Toward a multifunctional monolithic device based on pyroelectricity and the electrocaloric effect of thin antiferroelectric HfxZr1−xO2 films

Abstract

Antiferroelectric HfxZr1−xO2 (HZO, x=0.1–0.3) films are reported herein as new Si-compatible materials for monolithic devices for pyroelectric energy harvesting, electrocaloric cooling, electrostatic energy storage, and infrared sensing. Hf0.2Zr0.8O2 and Hf0.3Zr0.7O2 films could work as pyroelectric energy harvesters using the Olsen cycle with the harvested energy densities of 11.5 and 5.7Jcm−3cycle−1, which are ~7.6 and ~3.7 times larger than the largest value ever reported.

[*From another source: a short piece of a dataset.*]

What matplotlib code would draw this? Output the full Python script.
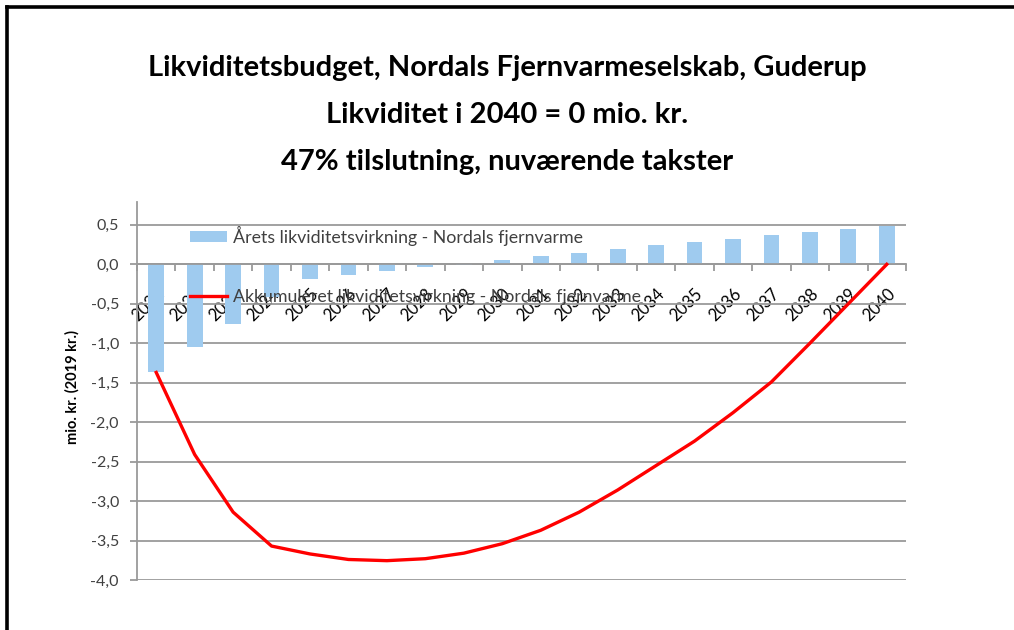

The electrocaloric effect (ECE) of HZO films was also firstly examined, and the maximum ΔT values of the Hf0.2Zr0.8O2 and Hf0.3Zr0.7O2 films were 13.4 (at 307K) and 9.8K (at 448K), respectively. The wide temperature range for the large ECE of the HZO films was highly promising for the actual cooling cycle with large reversible work values. Moreover, the large capacitance of the HZO films due to the field-induced phase transition between the poled and anti-poled states can be used for electrostatic energy storage and high-charge capacitors. The k2 and Fv values, which are the figures of merit for conventional pyroelectric energy conversion and infrared detection for thermal imaging, of the Hf0.2Zr0.8O2 film were 24.4×10−3 and 32.0×10−2m2C−1, respectively, which prove that Hf0.2Zr0.8O2 is also a promising material for these applications.